Buggati Type 35 : la vitesse

Les matières, sélectionnées pour être les plus qualitatives au monde, se conjuguent : de l’aluminium pour les jantes, poli ou bouchonné pour le moteur, mais aussi de l'acier, du laiton, et même du cuir pour les joints. On pourrait parler du travail d'un couturier usant et abusant des matières. Pour la Bugatti Type 35, le seul horizon était la performance sur l'asphalte. Déjà, la légèreté était la quête que suivent encore les ingénieurs aujourd'hui. Buggati était un précurseur, non pas dans une discipline, mais dans sa vision globale et exclusive de l'automobile.

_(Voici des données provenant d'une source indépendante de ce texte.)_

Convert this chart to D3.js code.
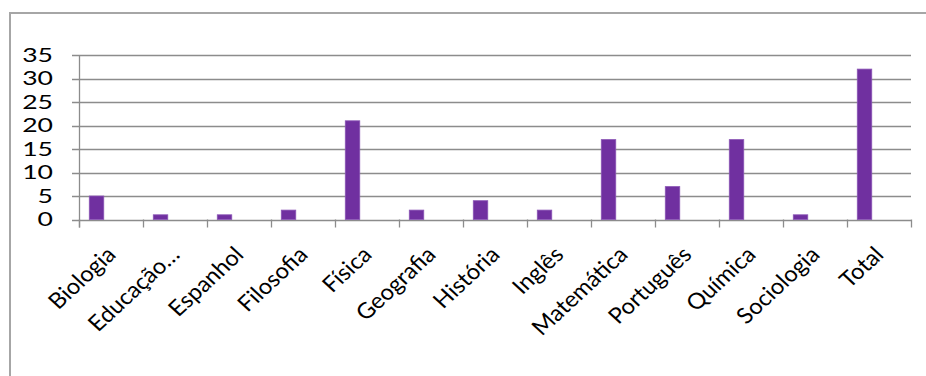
<!DOCTYPE html>
<html>
<head>
<meta charset="utf-8">
<script src="https://cdn.jsdelivr.net/npm/d3@7"></script>
<style>
  body { margin: 0; background: #fff; }
  svg text { font-family: Lato, "Open Sans", sans-serif; fill: #000; }
</style>
</head>
<body>
<svg id="chart" width="926" height="376"></svg>
<script>
	'use strict';

	var categories = ['Biologia', 'Educação…', 'Espanhol', 'Filosofia', 'Física', 'Geografia',
		'História', 'Inglês', 'Matemática', 'Português', 'Química', 'Sociologia', 'Total'];
	var values = [5, 1, 1, 2, 21, 2, 4, 2, 17, 7, 17, 1, 32];
	var yTicks = [0, 5, 10, 15, 20, 25, 30, 35];
	// excel left room for 3 series, only the first one has values
	var seriesSlots = ['s1', 's2', 's3'];

	// the source picture is stretched sideways, so text is too
	var stretch = 1.08;
	var numStretch = 1.4;

	var svg = d3.select('#chart');

	// outer chart frame (runs off the picture at right/bottom)
	svg.append('rect')
		.attr('x', 10).attr('y', 13)
		.attr('width', 930).attr('height', 380)
		.attr('fill', 'none')
		.attr('stroke', '#a6a6a6')
		.attr('stroke-width', 2);

	var plot = { left: 79, right: 911, top: 55, bottom: 219.5 };

	var x = d3.scaleBand()
		.domain(categories)
		.range([plot.left, plot.right]);

	var xInner = d3.scaleBand()
		.domain(seriesSlots)
		.range([0, x.bandwidth()])
		.paddingOuter(0.71);

	var y = d3.scaleLinear()
		.domain([0, 35])
		.range([plot.bottom, plot.top]);

	// gridlines
	svg.append('g')
		.selectAll('line')
		.data(yTicks)
		.enter()
		.append('line')
		.attr('x1', plot.left - 7)
		.attr('x2', plot.right)
		.attr('y1', function (d) { return Math.round(y(d)) + 0.5; })
		.attr('y2', function (d) { return Math.round(y(d)) + 0.5; })
		.attr('stroke', '#8c8c8c')
		.attr('stroke-width', 1.3);

	// y axis line
	svg.append('line')
		.attr('x1', plot.left + 0.5).attr('x2', plot.left + 0.5)
		.attr('y1', plot.top).attr('y2', plot.bottom + 8)
		.attr('stroke', '#8c8c8c')
		.attr('stroke-width', 1.3);

	// category tick marks
	var tickPos = categories.map(function (c) { return x(c); }).concat([plot.right]);
	svg.append('g')
		.selectAll('line')
		.data(tickPos)
		.enter()
		.append('line')
		.attr('x1', function (d) { return Math.round(d) + 0.5; })
		.attr('x2', function (d) { return Math.round(d) + 0.5; })
		.attr('y1', plot.bottom)
		.attr('y2', plot.bottom + 8)
		.attr('stroke', '#8c8c8c')
		.attr('stroke-width', 1.3);

	// y labels
	svg.append('g')
		.selectAll('text')
		.data(yTicks)
		.enter()
		.append('text')
		.attr('text-anchor', 'end')
		.attr('dy', '0.36em')
		.attr('transform', function (d) {
			return 'translate(53,' + y(d) + ') scale(' + numStretch + ',1)';
		})
		.style('font-size', '19px')
		.text(function (d) { return d; });

	// bars
	svg.append('g')
		.selectAll('rect')
		.data(values)
		.enter()
		.append('rect')
		.attr('x', function (d, i) { return x(categories[i]) + xInner('s1'); })
		.attr('y', function (d) { return y(d); })
		.attr('width', xInner.bandwidth())
		.attr('height', function (d) { return y(0) - y(d); })
		.attr('fill', '#7030a0')
		.attr('stroke', '#8a55b5')
		.attr('stroke-width', 0.8);

	// category labels, rotated
	svg.append('g')
		.selectAll('text')
		.data(categories)
		.enter()
		.append('text')
		.attr('text-anchor', 'end')
		.attr('transform', function (d) {
			var cx = x(d) + x.bandwidth() / 2 + 6;
			return 'translate(' + cx + ',256) scale(' + stretch + ',1) rotate(-45)';
		})
		.style('font-size', '22px')
		.text(function (d) { return d; });
</script>
</body>
</html>
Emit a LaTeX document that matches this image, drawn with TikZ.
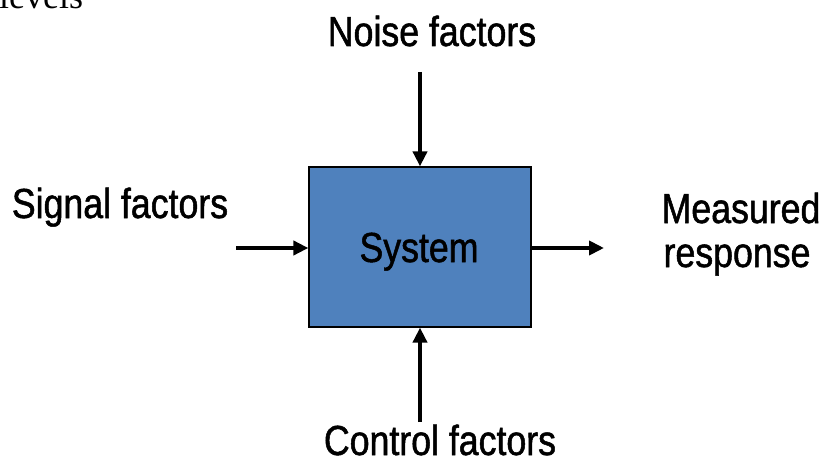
\documentclass[tikz,border=0pt]{standalone}
\usepackage{fontspec}
\usetikzlibrary{arrows.meta}
\newfontfamily\labfont[FakeStretch=0.85,FakeBold=1.2]{Liberation Sans}
\newfontfamily\serfont{Liberation Serif}
\definecolor{sysblue}{HTML}{4F81BD}
\begin{document}
\begin{tikzpicture}[x=1pt,y=1pt,
  lab/.style={font=\labfont\fontsize{42}{46}\selectfont, inner sep=0pt},
  flow/.style={line width=4.2pt, -{Triangle[length=15pt,width=14pt]}}]
\useasboundingbox (0,0) rectangle (826,461);
\clip (0,0) rectangle (826,461);
\node[anchor=base west, inner sep=0pt, font=\serfont\fontsize{36}{40}\selectfont] (lev) at (-1,452) {levels};
\node[draw=black, line width=1.2pt, fill=sysblue, minimum width=222pt, minimum height=160pt, inner sep=0pt] (sys) at (420,214) {};
\node[lab, anchor=base] (systxt) at (419,199) {System};
\node[lab, anchor=base] (noise) at (432,415) {Noise factors};
\node[lab, anchor=base] (signal) at (120,243) {Signal factors};
\node[lab, anchor=base] (meas) at (741,238) {Measured};
\node[lab, anchor=base] (resp) at (737,194) {response};
\node[lab, anchor=base] (ctrl) at (440,6) {Control factors};
\coordinate (ntop) at (420,389);
\coordinate (sleft) at (236,213);
\coordinate (mright) at (604,213);
\coordinate (cbot) at (420,39);
\draw[flow] (ntop) -- (sys.north);
\draw[flow] (sleft) -- (sleft -| sys.west);
\draw[flow] (sys.east |- mright) -- (mright);
\draw[flow] (cbot) -- (sys.south);
\end{tikzpicture}
\end{document}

Forcément, à force de chercher, l'équipe Buggati a innové notamment avec un essieu courbé, un châssis dont la légèreté permet à la 35 de peser 750 kg, mais aussi un réservoir d'essence pressurisé pour optimiser la circulation du carburant : le bolide montait à 184 km/h...

Buggati 35 : 2 000 victoires en course et sur le marché

 Buggati Type 35 : 2 000 victoires en course et sur le marché

La 35 a été construite à 35 exemplaires. A l'époque, la course automobile était ouverte, plus ou moins à qui voulait, du pilote au gentleman en quête de frisson, Buggati se fait un nom et une réputation avec ce modèle qui va gagner partout dans le monde, des prestigieuses compétitions aux courses les plus intimistes. Buggati va utiliser cette notorieté pour créer une voiture dérivée de la 35 : La 35 A imitation course ». Moins chère, moins exclusive, elle se vend tout de même à 135 exemplaires, ce qui est énorme pour l'époque et une voiture qui reste tout de même une Buggati. Ettore Buggati avait tout inventé avec l'hyper exclusivité d'un modèle course et un modèle qui reste exclusif, mais qui est plus rentable d'un point de vue commercial.

Pour finir, on peut citer l’écrivain Paul Morand qui résumait la Buggati type 35 ainsi :  «À côté, les autres voitures sont des fusils de chasse ».